Re: What are ribosomes made out of and how do they make proteins?

Ribosomes are large complexes of multiple proteins and ribosomal ribonucleic acids (rRNA's). Each ribosome is composed of two parts: a smaller 40S (S is for Svedberg, a coefficient of sedimentation that roughly approximates size.) subunit composed of the 18S rRNA and 33 proteins; and a larger 60S subunit composed of the 28S, 5S, and 5.8S rRNA's and 49 proteins. For decades, the many enzymatic functions of the ribosome were assigned to the various protein components, with the rRNA molecules acting as scaffolds; however, molecular studies of the last ten years have shown that it is the rRNA molecules themselves that carry out the reactions, and the proteins that simply stabilize the complex. This was summarized recently by Tom Cech in Science magazine.

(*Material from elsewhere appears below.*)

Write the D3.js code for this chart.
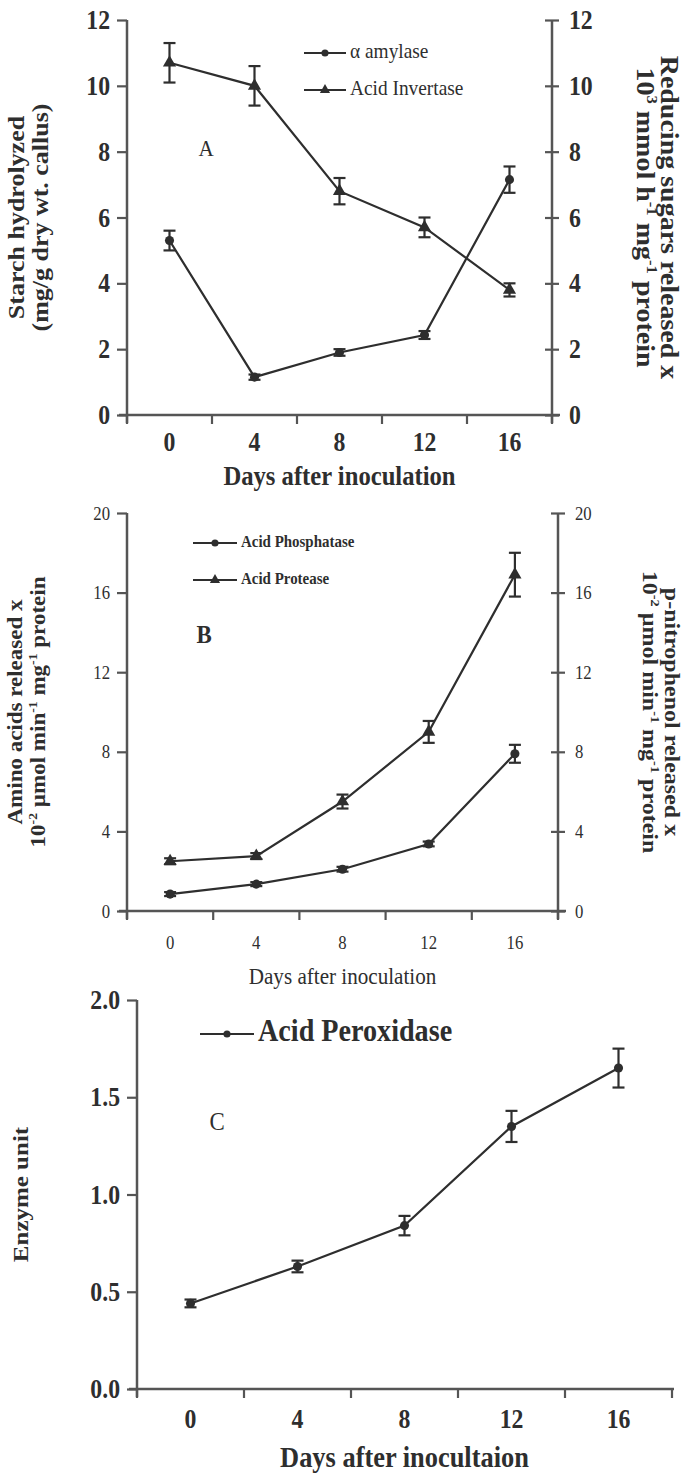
<!DOCTYPE html>
<html>
<head>
<meta charset="utf-8">
<script src="https://cdn.jsdelivr.net/npm/d3@7"></script>
<style>
  body { margin: 0; background: #fff; }
  svg { display: block; }
  text { font-family: "Liberation Serif", "DejaVu Serif", serif; fill: #2e2e2e; }
</style>
</head>
<body>
<svg id="chart" width="683" height="1473"></svg>
<script>
// x categories
const days = [0, 4, 8, 12, 16];

// panel A
const amylase = [5.3, 1.15, 1.9, 2.43, 7.15];
const amylaseErr = [0.3, 0.08, 0.1, 0.12, 0.4];
const invertase = [10.7, 10.0, 6.8, 5.7, 3.8];
const invertaseErr = [0.6, 0.6, 0.4, 0.3, 0.2];
const ticksA = [0, 2, 4, 6, 8, 10, 12];

// panel B
const phosphatase = [0.85, 1.35, 2.1, 3.37, 7.9];
const phosphataseErr = [0.1, 0.1, 0.12, 0.12, 0.45];
const protease = [2.5, 2.76, 5.5, 9.0, 16.9];
const proteaseErr = [0.15, 0.15, 0.35, 0.55, 1.1];
const ticksB = [0, 4, 8, 12, 16, 20];

// panel C
const peroxidase = [0.44, 0.63, 0.84, 1.35, 1.65];
const peroxidaseErr = [0.02, 0.03, 0.05, 0.08, 0.1];
const ticksC = [0, 0.5, 1.0, 1.5, 2.0];

const ink = "#2e2e2e";
const axisInk = "#555";
const K = 0.88; // the scan is squeezed sideways, so text is drawn a bit narrow
const svg = d3.select("#chart");

// text made of segments, some of them superscript
function richText(g, segs, size) {
    const t = g.append("text").attr("font-size", size);
    let up = false;
    segs.forEach(s => {
        const sup = s[1] === true;
        let dy = 0;
        if (sup && !up) dy = -size * 0.4;
        if (!sup && up) dy = size * 0.4;
        t.append("tspan")
            .attr("dy", dy)
            .attr("font-size", sup ? size * 0.6 : size)
            .text(s[0]);
        up = sup;
    });
    return t;
}

// horizontal label, narrowed
function hText(g, x, y, str, size, weight, anchor) {
    return g.append("text")
        .attr("transform", `translate(${x},${y}) scale(${K},1)`)
        .attr("text-anchor", anchor || "middle").attr("dominant-baseline", "middle")
        .attr("font-size", size).attr("font-weight", weight).text(str);
}

function drawPanel(p) {
    const g = svg.append("g");
    const x = d3.scaleBand().domain(days).range([p.left, p.right]);
    const y = d3.scaleLinear().domain(p.domain).range([p.bottom, p.top]);
    const cx = d => x(d) + x.bandwidth() / 2;

    // left axis
    const ya = g.append("g").attr("transform", `translate(${p.left},0)`)
        .call(d3.axisLeft(y).tickValues(p.ticks).tickSize(10).tickPadding(7).tickFormat(p.fmt));
    ya.select(".domain").remove();
    ya.selectAll("line").attr("stroke", axisInk).attr("stroke-width", 2.2);
    ya.selectAll("text").attr("font-size", p.tickSize).attr("font-weight", p.tickWeight)
        .attr("fill", ink).style("font-family", "Liberation Serif")
        .attr("x", -17 / K).attr("transform", `scale(${K},1)`);
    g.append("line").attr("x1", p.left).attr("x2", p.left)
        .attr("y1", y(p.domain[1])).attr("y2", p.bottom + 8)
        .attr("stroke", axisInk).attr("stroke-width", 2.5);

    // right axis
    if (p.rightAxis) {
        const yr = g.append("g").attr("transform", `translate(${p.right},0)`)
            .call(d3.axisRight(y).tickValues(p.ticks).tickSize(7).tickPadding(10));
        yr.select(".domain").remove();
        yr.selectAll("line").attr("x1", -7).attr("stroke", axisInk).attr("stroke-width", 2.2);
        yr.selectAll("text").attr("font-size", p.tickSize).attr("font-weight", p.tickWeight)
            .attr("fill", ink).style("font-family", "Liberation Serif")
            .attr("x", 17 / K).attr("transform", `scale(${K},1)`);
        g.append("line").attr("x1", p.right).attr("x2", p.right)
            .attr("y1", y(p.domain[1])).attr("y2", p.bottom + 8)
            .attr("stroke", axisInk).attr("stroke-width", 2.5);
    }

    // x axis, ticks on band edges, labels in band centers
    g.append("line").attr("x1", p.left - 8).attr("x2", p.right + (p.rightAxis ? 8 : 2))
        .attr("y1", p.bottom).attr("y2", p.bottom)
        .attr("stroke", axisInk).attr("stroke-width", 2.5);
    const edges = days.map(d => x(d)).concat([p.right]);
    g.selectAll(".xtick").data(edges).join("line")
        .attr("x1", d => d).attr("x2", d => d)
        .attr("y1", p.bottom).attr("y2", p.bottom + 9)
        .attr("stroke", axisInk).attr("stroke-width", 2.2);
    days.forEach(d => hText(g, cx(d), p.bottom + p.xLabGap, d, p.tickSize, p.tickWeight));
    hText(g, (p.left + p.right) / 2, p.bottom + p.xTitleGap, p.xTitle, p.xTitleSize, p.xTitleWeight);

    // y titles
    const mid = (p.top + p.bottom) / 2;
    p.leftTitle.forEach((segs, i) => {
        richText(g, segs, p.yTitleSize)
            .attr("font-weight", "bold").attr("text-anchor", "middle")
            .attr("transform", `translate(${p.leftTitleX[i]},${mid}) rotate(-90) scale(1,${K})`);
    });
    if (p.rightTitle) {
        p.rightTitle.forEach((segs, i) => {
            richText(g, segs, p.rightTitleSize)
                .attr("font-weight", "bold").attr("text-anchor", "middle")
                .attr("transform", `translate(${p.rightTitleX[i]},${mid}) rotate(90) scale(1,${K})`);
        });
    }

    // series
    const line = d3.line().x((v, i) => cx(days[i])).y(v => y(v));
    p.series.forEach(s => {
        g.append("path").datum(s.values).attr("d", line)
            .attr("fill", "none").attr("stroke", ink).attr("stroke-width", 2.2);
        s.values.forEach((v, i) => {
            const px = cx(days[i]);
            const y1 = y(v + s.err[i]), y2 = y(v - s.err[i]);
            g.append("line").attr("x1", px).attr("x2", px).attr("y1", y1).attr("y2", y2)
                .attr("stroke", ink).attr("stroke-width", 2.2);
            [y1, y2].forEach(yy => g.append("line")
                .attr("x1", px - 6).attr("x2", px + 6).attr("y1", yy).attr("y2", yy)
                .attr("stroke", ink).attr("stroke-width", 2.2));
        });
        g.selectAll(null).data(s.values).join("path")
            .attr("transform", (v, i) => `translate(${cx(days[i])},${y(v)})`)
            .attr("d", d3.symbol().type(s.shape === "tri" ? d3.symbolTriangle : d3.symbolCircle).size(s.shape === "tri" ? 75 : 65))
            .attr("fill", ink);
    });

    // legend
    p.legend.items.forEach((it, i) => {
        const ly = p.legend.y + i * p.legend.step;
        g.append("line").attr("x1", p.legend.x).attr("x2", p.legend.x + p.legend.len)
            .attr("y1", ly).attr("y2", ly).attr("stroke", ink).attr("stroke-width", 2.2);
        g.append("path")
            .attr("transform", `translate(${p.legend.x + p.legend.len / 2},${ly})`)
            .attr("d", d3.symbol().type(it[1] === "tri" ? d3.symbolTriangle : d3.symbolCircle).size(it[1] === "tri" ? 45 : 40))
            .attr("fill", ink);
        hText(g, p.legend.x + p.legend.len + 4, ly, it[0], p.legend.size, p.legend.weight, "start");
    });

    hText(g, p.tag[1], p.tag[2], p.tag[0], p.tag[3], p.tag[4]);
}

drawPanel({
    left: 127, right: 552, top: 20, bottom: 415, domain: [0, 12], ticks: ticksA,
    fmt: d3.format("d"), tickSize: 27, tickWeight: "bold", rightAxis: true,
    xLabGap: 30, xTitleGap: 64, xTitle: "Days after inoculation", xTitleSize: 28, xTitleWeight: "bold",
    yTitleSize: 26, rightTitleSize: 28,
    leftTitle: [[["Starch hydrolyzed"]], [["(mg/g dry wt. callus)"]]], leftTitleX: [24, 48],
    rightTitle: [[["Reducing sugars released x"]],
        [["10"], ["3", true], [" mmol h"], ["-1", true], [" mg"], ["-1", true], [" protein"]]],
    rightTitleX: [661, 637],
    series: [
        { values: amylase, err: amylaseErr, shape: "circ" },
        { values: invertase, err: invertaseErr, shape: "tri" }
    ],
    legend: { x: 304, y: 53, step: 37, len: 42, size: 22, weight: "normal",
        items: [["\u03b1 amylase", "circ"], ["Acid Invertase", "tri"]] },
    tag: ["A", 206, 150, 24, "normal"]
});

drawPanel({
    left: 127, right: 558, top: 513, bottom: 911, domain: [0, 20], ticks: ticksB,
    fmt: d3.format("d"), tickSize: 19, tickWeight: "normal", rightAxis: true,
    xLabGap: 34, xTitleGap: 67, xTitle: "Days after inoculation", xTitleSize: 24, xTitleWeight: "normal",
    yTitleSize: 23, rightTitleSize: 24,
    leftTitle: [[["Amino acids released x"]],
        [["10"], ["-2", true], [" \u00b5mol min"], ["-1", true], [" mg"], ["-1", true], [" protein"]]],
    leftTitleX: [22, 45],
    rightTitle: [[["p-nitrophenol released x"]],
        [["10"], ["-2", true], [" \u00b5mol min"], ["-1", true], [" mg"], ["-1", true], [" protein"]]],
    rightTitleX: [665, 643],
    series: [
        { values: phosphatase, err: phosphataseErr, shape: "circ" },
        { values: protease, err: proteaseErr, shape: "tri" }
    ],
    legend: { x: 193, y: 543, step: 37, len: 44, size: 17, weight: "bold",
        items: [["Acid Phosphatase", "circ"], ["Acid Protease", "tri"]] },
    tag: ["B", 204, 637, 26, "bold"]
});

drawPanel({
    left: 137, right: 672, top: 1000, bottom: 1389, domain: [0, 2], ticks: ticksC,
    fmt: d3.format(".1f"), tickSize: 27, tickWeight: "bold", rightAxis: false,
    xLabGap: 33, xTitleGap: 71, xTitle: "Days after inocultaion", xTitleSize: 30, xTitleWeight: "bold",
    yTitleSize: 25, rightTitleSize: 25,
    leftTitle: [[["Enzyme unit"]]], leftTitleX: [28],
    rightTitle: null,
    series: [{ values: peroxidase, err: peroxidaseErr, shape: "circ" }],
    legend: { x: 200, y: 1034, step: 0, len: 54, size: 32, weight: "bold",
        items: [["Acid Peroxidase", "circ"]] },
    tag: ["C", 217, 1124, 26, "normal"]
});
</script>
</body>
</html>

Ribosomes are common to all life, because of their central role in converting stored genetic information into functional proteins. Without going into the overwhelming details of initiation and elongation factors, and ribosomal assembly and positioning, I'll try to describe protein synthesis. (If this is too complicated, there is a more basic description in the archive.)

Setting the Table

For protein synthesis to occur, several components have to be made and available for the ribosome to use. First, the various RNA polymerases have to transcribe the tRNA's and rRNA's that run the synthesis, as well as the mRNA messages that contain the codes for constructing the proteins. As the rRNA's assemble with their proteins to form the ribosomes, each tRNA binds to a special enzyme called an aminoacyl-tRNA synthetase that reads the tRNA's anti codon and attaches the correct amino acid to its end. It is the specificity of the different aminoacyl-tRNA synthetases that determines the genetic code. So, before protein synthesis can occur, the cell needs functional ribosomes, properly aminoacylated tRNA's, and mRNA containing the proper codes.

Building the Proteins

When the large and small subunits of the ribosome come in contact with a molecule of mRNA, they join just up from the coding region to form a functional ribosome. The ribosome then moves down the mRNA until it finds the base-triplet AUG (adenine-uracil-guanine). At this point, it recruits a tRNA with the corresponding anticodon, CAU (like DNA, RNA strands run in opposite directions), which is already "charged" with the amino acid, methionine (Met, M). The ribosome then "ratchets" down to the next three base codon, which is recognized by a charged tRNA with the corresponding anticodon. With a charged tRNA in each of its binding sites, the ribosome then proceeds to disconnect the methionine from its tRNA and attach it to the amino acid on the next tRNA. The ribosome ratchets down another three bases, and carries out the same reaction, this time removing the two connected amino acids from the upstream tRNA and attaching them to the amino acid on the downstream tRNA, to generate an string of three amino acids. This process repeats as many times as there are codons in the message, assembling a long strand of amino acids ordered according to the order of codons the ribosome encounters. Eventually, the ribosome ratchets over to a codon, for which there is no corresponding tRNA. At this point, the ribosome stops moving (hence these are called "stop" codons) and performs half of the amino acid transfer reaction, releasing the amino acid strand - the bond formed between adjacent amino acids is called a "peptide" linkage, so the new amino acid strand is referred to as a "polypeptide". After release from the ribosome, the polypeptide can be modified or simply folded to form a functional protein.

As mentioned above, all of the important activities of the ribosome - mRNA recognition and binding, tRNA binding, mRNA/tRNA translocation, and amino acid transfer - are carried out by the various rRNA molecules. Like proteins, the three-dimensional shapes and interactions within each rRNA give them their activities, and allow them to perform the necessary reactions.